Die von der Genfer Flüchtlingskonvention Geschützten haben ein Recht auf Familienzusammenführung, und daran halten wir uns. Für andere Gruppen ist das immer wieder eine Abwägung, und es sind immer wieder schwere Entscheidungen, wenn wir an die Einzelschicksale denken.

In dieser Woche eröffnen Sie die Internationale Automobil-Ausstellung in Frankfurt. Warum wollen Sie für das Ende des Verbrennungsmotors, das Sie ja sehen, kein festes Datum nennen? Beim Atomausstieg gab es auch eine politische Zeitvorgabe. Und den Druck braucht man offensichtlich - von alleine macht die Autoindustrie ja offenbar nichts. Außer tricksen.
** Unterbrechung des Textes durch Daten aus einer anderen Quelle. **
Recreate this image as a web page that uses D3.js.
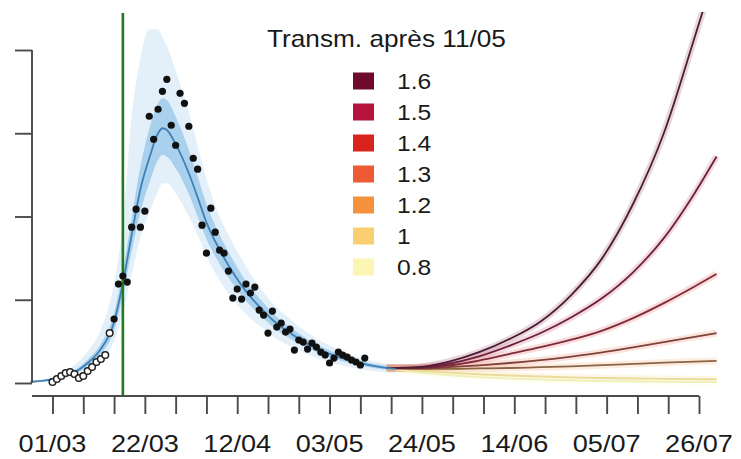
<!DOCTYPE html>
<html>
<head>
<meta charset="utf-8">
<script src="https://cdn.jsdelivr.net/npm/d3@7"></script>
<style>
  body { margin: 0; background: #fff; }
  svg { display: block; font-family: "Liberation Sans", Arial, sans-serif; }
</style>
</head>
<body>
<div id="chart"></div>
<script>
// all days are counted from 01/03/2020 (day 0)

// early points (open circles, not used for the fit)
var hollowStart = 0;
var hollowVals = [12, 48, 84, 120, 132, 108, 60, 84, 144, 192, 252, 288, 336, 600];

// daily admissions used for the fit (filled dots), 15/03 -> 11/05
var filledStart = 14;
var filledVals = [768, 1188, 1284, 1212, 1872, 2088, 1872, 2064, 3204, 2928, 3288, 3504,
  3648, 3096, 2856, 3480, 3360, 3084, 2700, 2568, 1896, 1560, 2100, 1812, 1596, 1560,
  1344, 1020, 1128, 1008, 1188, 1080, 1152, 876, 816, 600, 864, 672, 720, 612, 648,
  396, 516, 492, 408, 480, 432, 372, 336, 240, 300, 372, 336, 312, 276, 252, 216, 300];

// model fit + bands
var fitDays  = [-5, -2, 0, 3, 6, 8, 11, 14, 16, 18, 20, 22, 24, 25, 26, 28, 31, 33, 35, 38, 41, 44, 47, 50, 54, 58, 63, 68, 73, 78];
var fitMid   = [14, 28, 45, 90, 160, 240, 410, 730, 1200, 1780, 2330, 2700, 3000, 3060, 3040, 2870, 2520, 2230, 1930, 1600, 1330, 1100, 920, 760, 600, 470, 350, 265, 205, 170];
var fitInLo  = [10, 22, 38, 75, 135, 205, 350, 630, 1060, 1580, 2060, 2400, 2680, 2740, 2720, 2580, 2270, 2000, 1730, 1430, 1190, 985, 825, 680, 535, 420, 310, 235, 180, 150];
var fitInHi  = [18, 34, 54, 105, 190, 280, 470, 840, 1350, 1980, 2600, 3050, 3360, 3420, 3400, 3200, 2800, 2480, 2150, 1780, 1480, 1220, 1020, 845, 670, 525, 390, 297, 232, 192];
var fitOutLo = [6, 14, 26, 55, 100, 150, 270, 500, 850, 1300, 1750, 2050, 2300, 2400, 2400, 2280, 2000, 1780, 1530, 1230, 1010, 830, 690, 565, 440, 345, 250, 185, 140, 120];
var fitOutHi = [24, 46, 74, 145, 260, 380, 640, 1200, 1900, 3200, 3900, 4250, 4250, 4150, 4050, 3750, 3250, 2850, 2450, 2000, 1680, 1400, 1160, 960, 770, 605, 450, 340, 265, 215];

// projections by transmission rate after 11/05
var projDays = [76, 83, 90, 97, 104, 111, 118, 125, 132, 139, 146, 151];
var proj16 = [180, 190, 255, 370, 530, 740, 1060, 1500, 2150, 3000, 4150, 5000];
var proj15 = [180, 185, 230, 320, 450, 600, 790, 1020, 1330, 1740, 2280, 2720];
var proj14 = [180, 180, 210, 270, 350, 430, 520, 630, 780, 960, 1160, 1310];
var proj13 = [180, 175, 190, 212, 240, 275, 318, 368, 428, 490, 555, 600];
var proj12 = [180, 170, 170, 175, 180, 190, 200, 214, 229, 244, 257, 265];
var proj10 = [180, 150, 125, 105, 90, 78, 68, 60, 54, 50, 46, 45];
var proj08 = [180, 130, 95, 70, 52, 40, 30, 23, 18, 14, 11, 10];
var rLabels = ["1.6", "1.5", "1.4", "1.3", "1.2", "1", "0.8"];

var xLabels = ["01/03", "22/03", "12/04", "03/05", "24/05", "14/06", "05/07", "26/07"];
var yTicks = [0, 1000, 2000, 3000, 4000];
var lockdownDay = 16;

// styles
var legendCols = ["#6e0b2c", "#b5123c", "#d9241e", "#ee5a33", "#f5923e", "#f9cf72", "#fbf6b4"];
var lineCols   = ["#4c1d36", "#6c2040", "#7d2a3a", "#7e4238", "#8c6446", "#eadb98", "#eef0b8"];

var W = 741, H = 459;
var day0 = Date.UTC(2020, 2, 1);
var toDate = function(d) { return d3.utcDay.offset(new Date(day0), d); };

var x = d3.scaleUtc()
  .domain([toDate(0), toDate(147)])
  .range([52.5, 699]);
var y = d3.scaleLinear()
  .domain([0, 4000])
  .range([383, 50]);

var svg = d3.select("#chart").append("svg")
  .attr("width", W)
  .attr("height", H);

svg.append("clipPath").attr("id", "plotclip")
  .append("rect").attr("x", 30).attr("y", 12).attr("width", 700).attr("height", 385);

var plot = svg.append("g").attr("clip-path", "url(#plotclip)");

var fit = fitDays.map(function(d, i) {
  return { d: d, mid: fitMid[i], inLo: fitInLo[i], inHi: fitInHi[i], outLo: fitOutLo[i], outHi: fitOutHi[i] };
});

var band = function(lo, hi) {
  return d3.area()
    .curve(d3.curveMonotoneX)
    .x(function(p) { return x(toDate(p.d)); })
    .y0(function(p) { return y(p[lo]); })
    .y1(function(p) { return y(p[hi]); });
};

plot.append("path").datum(fit)
  .attr("d", band("outLo", "outHi"))
  .style("fill", "#e3eff9");
plot.append("path").datum(fit)
  .attr("d", band("inLo", "inHi"))
  .style("fill", "#a9d0ec");

// projections
var projs = [proj16, proj15, proj14, proj13, proj12, proj10, proj08];
var projLine = d3.line()
  .curve(d3.curveMonotoneX)
  .x(function(p) { return x(toDate(p[0])); })
  .y(function(p) { return y(p[1]); });

projs.forEach(function(vals, k) {
  var pts = projDays.map(function(d, i) { return [d, vals[i]]; });
  plot.append("path").datum(pts)
    .attr("d", projLine)
    .style("fill", "none")
    .style("stroke", legendCols[k])
    .style("stroke-opacity", 0.16)
    .style("stroke-width", 7);
});
projs.slice().reverse().forEach(function(vals, j) {
  var k = projs.length - 1 - j;
  var pts = projDays.map(function(d, i) { return [d, vals[i]]; });
  plot.append("path").datum(pts)
    .attr("d", projLine)
    .style("fill", "none")
    .style("stroke", lineCols[k])
    .style("stroke-width", 1.8);
});

// fitted line
plot.append("path").datum(fit)
  .attr("d", d3.line()
    .curve(d3.curveMonotoneX)
    .x(function(p) { return x(toDate(p.d)); })
    .y(function(p) { return y(p.mid); }))
  .style("fill", "none")
  .style("stroke", "#3f80b6")
  .style("stroke-width", 1.8);

// lockdown line
svg.append("line")
  .attr("x1", x(toDate(lockdownDay))).attr("x2", x(toDate(lockdownDay)))
  .attr("y1", 13).attr("y2", 397)
  .style("stroke", "#1f7a22")
  .style("stroke-width", 2.6);

// observed points
svg.selectAll("circle.hollow")
  .data(hollowVals)
  .enter().append("circle")
  .attr("class", "hollow")
  .attr("cx", function(v, i) { return x(toDate(hollowStart + i)); })
  .attr("cy", function(v) { return y(v); })
  .attr("r", 3.3)
  .style("fill", "#fff")
  .style("stroke", "#222")
  .style("stroke-width", 1.5);

svg.selectAll("circle.filled")
  .data(filledVals)
  .enter().append("circle")
  .attr("class", "filled")
  .attr("cx", function(v, i) { return x(toDate(filledStart + i)); })
  .attr("cy", function(v) { return y(v); })
  .attr("r", 3.6)
  .style("fill", "#111");

// y axis (labels are cut off in the source)
var yAxis = svg.append("g")
  .attr("transform", "translate(32,0)")
  .call(d3.axisLeft(y).tickValues(yTicks).tickSize(17).tickFormat(""));
yAxis.select(".domain").attr("d", "M0," + y(4000) + "V" + y(0));

// x axis
var weekDays = d3.range(0, 148, 7);
var xAxis = svg.append("g")
  .attr("transform", "translate(0,396)")
  .call(d3.axisBottom(x).tickValues(weekDays.map(toDate)).tickSize(18).tickFormat(""));
xAxis.select(".domain").attr("d", "M32,0H" + x(toDate(147)));

svg.selectAll(".domain, .tick line")
  .style("stroke", "#4a4a4a")
  .style("stroke-width", 1.9);

svg.append("g").selectAll("text")
  .data(xLabels)
  .enter().append("text")
  .attr("transform", function(t, i) { return "translate(" + x(toDate(i * 21)) + ",452) scale(1.13,1)"; })
  .attr("text-anchor", "middle")
  .style("font-size", "24px")
  .style("fill", "#1a1a1a")
  .text(function(t) { return t; });

// legend
var legend = svg.append("g");
legend.append("text")
  .attr("transform", "translate(267,47) scale(1.14,1)")
  .style("font-size", "23px")
  .style("fill", "#1a1a1a")
  .text("Transm. après 11/05");

var rows = legend.selectAll("g.row")
  .data(rLabels)
  .enter().append("g")
  .attr("class", "row")
  .attr("transform", function(r, i) { return "translate(0," + (81 + i * 31) + ")"; });
rows.append("rect")
  .attr("x", 353).attr("y", -8.5)
  .attr("width", 21).attr("height", 17)
  .style("fill", function(r, i) { return legendCols[i]; });
rows.append("text")
  .attr("transform", "translate(397,8) scale(1.12,1)")
  .style("font-size", "22px")
  .style("fill", "#1a1a1a")
  .text(function(r) { return r; });
</script>
</body>
</html>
Ich bin überzeugt, dass es vorangehen wird, denn in der Autobranche herrscht hoher Entwicklungsdruck. Bei der Energiewende geht Deutschland seinen Weg konsequent voran. Viele Länder weltweit setzen weiter auf Kernkraft. Bei der Antriebstechnik für Autos wird dagegen weltweit intensiv an neuen Technologien gearbeitet. China etwa ist sehr ambitioniert bei den Elektroantrieben. Da müssen wir sehen, dass wir dranbleiben.

Ist es nicht eher so, dass Sie die Autoindustrie mit Samthandschuhen anpacken?
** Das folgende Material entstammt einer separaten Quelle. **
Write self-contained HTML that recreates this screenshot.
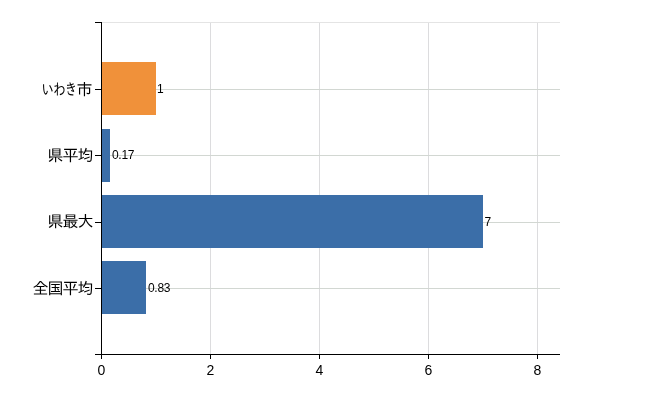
<!DOCTYPE html>
<html lang="ja">
<head>
<meta charset="utf-8">
<title>いわき市 比較グラフ</title>
<style>
  html, body { margin: 0; padding: 0; background: #ffffff; }
  body { width: 650px; height: 400px; overflow: hidden; }
  svg { display: block; }
  .axis rect { fill: #000000; }
  .gridh rect { fill: #d2d7d2; }
  .gridv rect { fill: #dcdcde; }
  .gridv rect.top { fill: #e4e4e4; }
  .bar { fill: #3b6ea8; }
  .bar.self { fill: #f0913a; }
  .ylabel { font-family: "Liberation Sans", "IPAGothic", sans-serif; font-size: 16px; letter-spacing: -1px; fill: #000; text-anchor: end; }
  .ylabel.kana { text-anchor: start; }
  .xlabel { font-family: "Liberation Sans", sans-serif; font-size: 14px; fill: #000; text-anchor: middle; }
  .vlabel { font-family: "Liberation Sans", sans-serif; font-size: 12px; letter-spacing: -0.3px; fill: #000; text-anchor: start; }
</style>
</head>
<body>
<svg width="650" height="400" viewBox="0 0 650 400" shape-rendering="crispEdges">
  <rect x="0" y="0" width="650" height="400" fill="#ffffff"/>

  <!-- grid -->
  <g class="gridv">
    <rect x="210" y="22" width="1" height="332"/>
    <rect x="319" y="22" width="1" height="332"/>
    <rect x="428" y="22" width="1" height="332"/>
    <rect x="537" y="22" width="1" height="332"/>
    <rect class="top" x="102" y="22" width="458" height="1"/>
  </g>
  <g class="gridh">
    <rect x="102" y="89" width="458" height="1"/>
    <rect x="102" y="155" width="458" height="1"/>
    <rect x="102" y="222" width="458" height="1"/>
    <rect x="102" y="288" width="458" height="1"/>
  </g>

  <!-- bars -->
  <rect class="bar self" x="102" y="62" width="54" height="53"/>
  <rect class="bar" x="102" y="129" width="8" height="53"/>
  <rect class="bar" x="102" y="195" width="381" height="53"/>
  <rect class="bar" x="102" y="261" width="44" height="53"/>

  <!-- value labels -->
  <text class="vlabel" x="157" y="93">1</text>
  <text class="vlabel" x="112" y="159">0.17</text>
  <text class="vlabel" x="484.5" y="226">7</text>
  <text class="vlabel" x="148" y="292">0.83</text>

  <!-- axes -->
  <g class="axis">
    <rect x="101" y="22" width="1" height="333"/>
    <rect x="95" y="22" width="6" height="1"/>
    <rect x="95" y="354" width="465" height="1"/>
    <rect x="95" y="89" width="6" height="1"/>
    <rect x="95" y="155" width="6" height="1"/>
    <rect x="95" y="222" width="6" height="1"/>
    <rect x="95" y="288" width="6" height="1"/>
    <rect x="101" y="355" width="1" height="4"/>
    <rect x="210" y="355" width="1" height="4"/>
    <rect x="319" y="355" width="1" height="4"/>
    <rect x="428" y="355" width="1" height="4"/>
    <rect x="537" y="355" width="1" height="4"/>
  </g>

  <!-- y labels -->
  <text class="ylabel kana" y="95"><tspan x="41.5" textLength="35" lengthAdjust="spacingAndGlyphs">いわき</tspan><tspan x="76.5">市</tspan></text>
  <text class="ylabel" x="92.5" y="161">県平均</text>
  <text class="ylabel" x="92.5" y="227">県最大</text>
  <text class="ylabel" x="92.5" y="294">全国平均</text>

  <!-- x labels -->
  <text class="xlabel" x="101.5" y="375">0</text>
  <text class="xlabel" x="210.5" y="375">2</text>
  <text class="xlabel" x="319.5" y="375">4</text>
  <text class="xlabel" x="428.5" y="375">6</text>
  <text class="xlabel" x="537.5" y="375">8</text>
</svg>
</body>
</html>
Nein. Ich habe sehr klar und kritisch über den Vertrauensverlust gesprochen, den die Konzerne durch ihre Fehler angerichtet haben und den sie selber wieder gutzumachen haben.

Aber reichen da kritische Worte?

Die Fehler müssen benannt und abgestellt werden. Zugleich müssen wir sehen, dass in der Autoindustrie mehr als 800 000 Menschen arbeiten, die gar nichts falsch gemacht haben. Ich möchte eine starke und zukunftsfähige deutsche Automobilindustrie.

Fahrverbote lehnen Sie ab. Sind Sie denn offen für Tempolimits, für Tempo 30 in allen Städten? Die führen auch zu geringerem Schadstoffausstoß.

Generelle Tempolimits sind falsch. Über das autonome Fahren bekommen wir besser gelenkte Verkehrssysteme mit Richtgeschwindigkeiten. Bei alternativen Antrieben gibt es keine Emissionen und laut ist es dann auch nicht mehr. Ich bin sowieso kein Freund von Verboten. Ich bin mehr für evolutionäre Übergänge.

Ihr Dienstwagen ist kein Elektro-Auto, auch weil es die in gepanzerter Ausführung nicht gibt. Hätten Sie gerne eines?

Für den Stadtverkehr wäre ich sehr dafür. Insgesamt muss die Infrastruktur für das Aufladen verbessert werden, und zwar über ein dichteres Netz an Ladesäulen oder auch Steckdosen an Laternenpfählen und Lademöglichkeiten am Arbeitsplatz.

Würden Sie auch gerne Fahrrad fahren wie Ihr Kanzleramtsminister Peter Altmaier?

Klar, aber im Moment habe ich nicht so viel Zeit dafür.